I waited too long to see the movie “Black Panther” in theaters, and if you have yet to see it, then stop what you are doing and make it a priority on your “to do” list.
The Marvel film created new records, including the fifth biggest opening weekend of all time with a total of $201.8 million in North America and the largest opening in February. “Black Panther” held the overall second biggest opening for a Marvel film, only behind 2012’s “The Avengers.”
“Black Panther” also received an “A+” rating from audiences, and the review site Rotten Tomatoes awarded the film a 97 percent approval rating.
Obviously, critics and fans alike enjoyed the movie, but what is so special about another superhero movie?
For those who do not know much about the storyline behind the movie, here is a quick recap:
Isolated from the rest of the world, the African country of Wakanda exists in secret. The world recognizes Wakanda as being a poor, third-world country, but little do they know, Wakanda is the wealthiest, most technologically advanced country in the world powered by a precious metal called vibranium.

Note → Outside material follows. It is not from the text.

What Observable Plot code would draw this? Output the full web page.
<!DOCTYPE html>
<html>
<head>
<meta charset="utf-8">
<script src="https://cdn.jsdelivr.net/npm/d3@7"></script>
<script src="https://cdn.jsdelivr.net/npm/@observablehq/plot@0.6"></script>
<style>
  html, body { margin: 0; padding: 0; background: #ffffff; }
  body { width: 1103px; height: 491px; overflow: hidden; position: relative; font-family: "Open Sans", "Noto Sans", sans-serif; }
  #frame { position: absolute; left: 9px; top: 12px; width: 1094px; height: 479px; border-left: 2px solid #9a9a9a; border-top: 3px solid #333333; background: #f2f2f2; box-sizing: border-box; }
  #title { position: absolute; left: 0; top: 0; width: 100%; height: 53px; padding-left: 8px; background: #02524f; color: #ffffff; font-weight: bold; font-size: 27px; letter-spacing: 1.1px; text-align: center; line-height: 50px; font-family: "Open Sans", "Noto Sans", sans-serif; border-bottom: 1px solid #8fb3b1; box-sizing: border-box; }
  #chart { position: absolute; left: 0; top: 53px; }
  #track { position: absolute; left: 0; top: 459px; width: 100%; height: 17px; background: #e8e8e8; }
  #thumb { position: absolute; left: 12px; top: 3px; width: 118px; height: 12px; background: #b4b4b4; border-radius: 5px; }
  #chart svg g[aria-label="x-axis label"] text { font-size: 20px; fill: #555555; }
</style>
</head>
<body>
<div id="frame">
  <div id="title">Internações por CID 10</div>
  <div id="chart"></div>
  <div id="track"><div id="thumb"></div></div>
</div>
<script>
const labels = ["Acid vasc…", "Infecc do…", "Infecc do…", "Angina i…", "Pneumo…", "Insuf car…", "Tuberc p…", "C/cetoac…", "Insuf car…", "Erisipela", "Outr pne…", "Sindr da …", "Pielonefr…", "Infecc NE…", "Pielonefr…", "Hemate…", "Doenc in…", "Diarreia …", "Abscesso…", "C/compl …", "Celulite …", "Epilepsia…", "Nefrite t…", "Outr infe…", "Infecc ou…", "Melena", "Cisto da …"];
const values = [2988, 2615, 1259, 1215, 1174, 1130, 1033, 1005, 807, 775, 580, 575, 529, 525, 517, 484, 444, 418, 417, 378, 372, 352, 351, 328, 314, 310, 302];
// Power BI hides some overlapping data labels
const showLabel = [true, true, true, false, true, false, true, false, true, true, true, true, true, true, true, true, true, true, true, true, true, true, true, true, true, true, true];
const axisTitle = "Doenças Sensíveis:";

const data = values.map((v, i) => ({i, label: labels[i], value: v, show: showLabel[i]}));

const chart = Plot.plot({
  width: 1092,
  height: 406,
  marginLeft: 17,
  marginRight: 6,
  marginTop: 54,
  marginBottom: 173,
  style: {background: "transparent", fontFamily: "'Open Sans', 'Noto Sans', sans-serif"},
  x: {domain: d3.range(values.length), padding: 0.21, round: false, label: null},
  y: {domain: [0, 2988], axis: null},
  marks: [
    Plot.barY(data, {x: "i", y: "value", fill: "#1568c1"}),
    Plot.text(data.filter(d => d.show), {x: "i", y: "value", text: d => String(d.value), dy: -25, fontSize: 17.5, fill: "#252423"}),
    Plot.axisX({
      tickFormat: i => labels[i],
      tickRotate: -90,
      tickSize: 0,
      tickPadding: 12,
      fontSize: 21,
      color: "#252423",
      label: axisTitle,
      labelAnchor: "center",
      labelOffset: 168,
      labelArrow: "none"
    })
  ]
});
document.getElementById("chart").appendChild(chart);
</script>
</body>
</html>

The movie focuses on the country’s new king, T’Challa (played by Chadwick Boseman), who rules as the “Black Panther” with supernatural abilities and a tech-powered vibranium suit.
T’Challa immediately faces monarchial challenges. Several of his people feel they should share their resources with the world, while others prefer to selfishly keep their knowledge to themselves. His antagonist, Killmonger (played by Michael B. Jordan) exposes the king’s flaws and attempts to take the throne for himself.
The movie is not just an ordinary Marvel superhero movie, and I wouldn’t dare throw it into that category. “Black Panther” is important because it starts conversations and leads people to think about the deeper meaning.
For one, the movie is an incredible tribute to the black community. As author and pastor Erwin McManus said after seeing the film, it is the “cultural expression we need right now.”
“Black Panther” beautifully negates the long history of negative representations of black identity in our country. McManus, who is Salvadoran, said the movie made him beam with pride about black heritage.
The film’s message is something our nation needed for centuries. Negative black stereotypes have caused non-black people to create their own beliefs about blackness, and those beliefs have both consciously and subconsciously affected the way black individuals think about themselves.
Most of our great heroes––conquerors, superheroes, gods––are white. How do you think these depictions have shaped the way white men think of themselves? How do you think the lack of these depictions among the black community have shaped how both whites and blacks think about minorities?
White supremacy is real, and while perhaps it is not directly caused by white superheroes, I think it definitely has an indirect effect on all communities. We need more heroes like T’Challa. We need more heroes to represent communities around the world––not just ones with white skin.
Not only does “Black Panther” address cultural issues, but it is a superhero story with significant purpose. T’Challa is faced with the issue of whether to help the world around Wakanda while also risking his country’s safety and resources.
T’Challa’s predicament easily translates into our nation’s own issues. We are a nation blessed beyond measure, yet so many of us ignore the men and women in our own cities and in the world around us who need our aid.
The film ultimately challenges its viewers to look beyond the panther suit and action scenes and take a deeper look at themselves.
While the film addresses heavy topics, it also is full of comedic relief and entertainment. Whether you see or saw the movie because of the humor, action or because of its cultural relevance, it is a movie for the top of everyone’s “must-see” list.